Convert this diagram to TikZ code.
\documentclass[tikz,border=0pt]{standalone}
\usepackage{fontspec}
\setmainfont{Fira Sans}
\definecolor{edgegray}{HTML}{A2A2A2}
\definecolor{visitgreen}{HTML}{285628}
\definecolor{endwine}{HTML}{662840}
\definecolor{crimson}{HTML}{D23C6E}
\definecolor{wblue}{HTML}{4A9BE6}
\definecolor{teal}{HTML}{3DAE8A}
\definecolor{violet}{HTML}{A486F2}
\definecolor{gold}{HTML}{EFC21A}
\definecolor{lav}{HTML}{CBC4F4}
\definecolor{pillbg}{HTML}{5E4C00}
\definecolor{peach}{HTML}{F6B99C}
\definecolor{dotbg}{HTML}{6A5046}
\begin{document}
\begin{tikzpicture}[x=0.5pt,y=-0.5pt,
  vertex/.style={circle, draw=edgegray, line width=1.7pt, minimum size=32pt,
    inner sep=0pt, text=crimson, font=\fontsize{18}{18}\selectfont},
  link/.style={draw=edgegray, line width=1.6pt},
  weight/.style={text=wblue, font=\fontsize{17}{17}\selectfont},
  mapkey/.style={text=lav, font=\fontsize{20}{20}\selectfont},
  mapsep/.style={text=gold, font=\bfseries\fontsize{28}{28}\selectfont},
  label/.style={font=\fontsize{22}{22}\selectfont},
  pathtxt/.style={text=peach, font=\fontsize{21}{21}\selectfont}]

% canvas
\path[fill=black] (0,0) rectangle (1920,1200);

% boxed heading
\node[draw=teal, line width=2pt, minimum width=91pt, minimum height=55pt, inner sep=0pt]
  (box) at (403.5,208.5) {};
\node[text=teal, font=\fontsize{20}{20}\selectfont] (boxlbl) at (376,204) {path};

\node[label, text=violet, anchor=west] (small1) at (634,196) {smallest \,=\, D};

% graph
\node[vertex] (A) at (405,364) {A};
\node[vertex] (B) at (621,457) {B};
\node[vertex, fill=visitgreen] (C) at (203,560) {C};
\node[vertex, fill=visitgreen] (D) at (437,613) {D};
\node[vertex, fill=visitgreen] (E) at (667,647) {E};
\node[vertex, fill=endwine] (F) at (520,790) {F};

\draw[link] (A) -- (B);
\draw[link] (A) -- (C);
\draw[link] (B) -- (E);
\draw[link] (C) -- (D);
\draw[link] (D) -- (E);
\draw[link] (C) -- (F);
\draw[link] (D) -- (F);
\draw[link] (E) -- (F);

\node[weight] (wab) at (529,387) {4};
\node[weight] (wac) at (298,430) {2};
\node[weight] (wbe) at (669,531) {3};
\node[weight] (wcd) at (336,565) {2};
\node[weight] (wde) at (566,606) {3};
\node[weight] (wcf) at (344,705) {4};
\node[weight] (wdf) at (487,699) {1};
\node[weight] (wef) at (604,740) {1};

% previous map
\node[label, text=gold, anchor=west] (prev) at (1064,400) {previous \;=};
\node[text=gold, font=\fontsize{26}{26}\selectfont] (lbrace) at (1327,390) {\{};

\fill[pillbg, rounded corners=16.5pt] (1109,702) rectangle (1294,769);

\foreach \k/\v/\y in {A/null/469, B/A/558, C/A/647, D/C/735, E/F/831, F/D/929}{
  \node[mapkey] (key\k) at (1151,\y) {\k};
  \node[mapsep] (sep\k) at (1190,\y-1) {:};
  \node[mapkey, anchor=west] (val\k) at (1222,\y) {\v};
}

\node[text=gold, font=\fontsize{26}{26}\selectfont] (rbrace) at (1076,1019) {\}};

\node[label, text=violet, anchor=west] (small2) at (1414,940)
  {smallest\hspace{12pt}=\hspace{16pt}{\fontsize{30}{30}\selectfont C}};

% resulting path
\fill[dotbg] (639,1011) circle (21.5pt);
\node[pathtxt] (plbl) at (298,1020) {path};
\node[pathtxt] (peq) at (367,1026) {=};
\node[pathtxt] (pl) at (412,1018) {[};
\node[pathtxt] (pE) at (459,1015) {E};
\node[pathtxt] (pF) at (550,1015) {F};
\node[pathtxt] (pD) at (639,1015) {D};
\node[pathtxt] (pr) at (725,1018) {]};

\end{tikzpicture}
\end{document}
━━━━━━
_What is asked:_
Reproduce every line above without error.

_Task solution:_
Convert this diagram to TikZ code.
\documentclass[tikz,border=0pt]{standalone}
\usepackage{fontspec}
\setmainfont{Fira Sans}
\definecolor{edgegray}{HTML}{A2A2A2}
\definecolor{visitgreen}{HTML}{285628}
\definecolor{endwine}{HTML}{662840}
\definecolor{crimson}{HTML}{D23C6E}
\definecolor{wblue}{HTML}{4A9BE6}
\definecolor{teal}{HTML}{3DAE8A}
\definecolor{violet}{HTML}{A486F2}
\definecolor{gold}{HTML}{EFC21A}
\definecolor{lav}{HTML}{CBC4F4}
\definecolor{pillbg}{HTML}{5E4C00}
\definecolor{peach}{HTML}{F6B99C}
\definecolor{dotbg}{HTML}{6A5046}
\begin{document}
\begin{tikzpicture}[x=0.5pt,y=-0.5pt,
  vertex/.style={circle, draw=edgegray, line width=1.7pt, minimum size=32pt,
    inner sep=0pt, text=crimson, font=\fontsize{18}{18}\selectfont},
  link/.style={draw=edgegray, line width=1.6pt},
  weight/.style={text=wblue, font=\fontsize{17}{17}\selectfont},
  mapkey/.style={text=lav, font=\fontsize{20}{20}\selectfont},
  mapsep/.style={text=gold, font=\bfseries\fontsize{28}{28}\selectfont},
  label/.style={font=\fontsize{22}{22}\selectfont},
  pathtxt/.style={text=peach, font=\fontsize{21}{21}\selectfont}]

% canvas
\path[fill=black] (0,0) rectangle (1920,1200);

% boxed heading
\node[draw=teal, line width=2pt, minimum width=91pt, minimum height=55pt, inner sep=0pt]
  (box) at (403.5,208.5) {};
\node[text=teal, font=\fontsize{20}{20}\selectfont] (boxlbl) at (376,204) {path};

\node[label, text=violet, anchor=west] (small1) at (634,196) {smallest \,=\, D};

% graph
\node[vertex] (A) at (405,364) {A};
\node[vertex] (B) at (621,457) {B};
\node[vertex, fill=visitgreen] (C) at (203,560) {C};
\node[vertex, fill=visitgreen] (D) at (437,613) {D};
\node[vertex, fill=visitgreen] (E) at (667,647) {E};
\node[vertex, fill=endwine] (F) at (520,790) {F};

\draw[link] (A) -- (B);
\draw[link] (A) -- (C);
\draw[link] (B) -- (E);
\draw[link] (C) -- (D);
\draw[link] (D) -- (E);
\draw[link] (C) -- (F);
\draw[link] (D) -- (F);
\draw[link] (E) -- (F);

\node[weight] (wab) at (529,387) {4};
\node[weight] (wac) at (298,430) {2};
\node[weight] (wbe) at (669,531) {3};
\node[weight] (wcd) at (336,565) {2};
\node[weight] (wde) at (566,606) {3};
\node[weight] (wcf) at (344,705) {4};
\node[weight] (wdf) at (487,699) {1};
\node[weight] (wef) at (604,740) {1};

% previous map
\node[label, text=gold, anchor=west] (prev) at (1064,400) {previous \;=};
\node[text=gold, font=\fontsize{26}{26}\selectfont] (lbrace) at (1327,390) {\{};

\fill[pillbg, rounded corners=16.5pt] (1109,702) rectangle (1294,769);

\foreach \k/\v/\y in {A/null/469, B/A/558, C/A/647, D/C/735, E/F/831, F/D/929}{
  \node[mapkey] (key\k) at (1151,\y) {\k};
  \node[mapsep] (sep\k) at (1190,\y-1) {:};
  \node[mapkey, anchor=west] (val\k) at (1222,\y) {\v};
}

\node[text=gold, font=\fontsize{26}{26}\selectfont] (rbrace) at (1076,1019) {\}};

\node[label, text=violet, anchor=west] (small2) at (1414,940)
  {smallest\hspace{12pt}=\hspace{16pt}{\fontsize{30}{30}\selectfont C}};

% resulting path
\fill[dotbg] (639,1011) circle (21.5pt);
\node[pathtxt] (plbl) at (298,1020) {path};
\node[pathtxt] (peq) at (367,1026) {=};
\node[pathtxt] (pl) at (412,1018) {[};
\node[pathtxt] (pE) at (459,1015) {E};
\node[pathtxt] (pF) at (550,1015) {F};
\node[pathtxt] (pD) at (639,1015) {D};
\node[pathtxt] (pr) at (725,1018) {]};

\end{tikzpicture}
\end{document}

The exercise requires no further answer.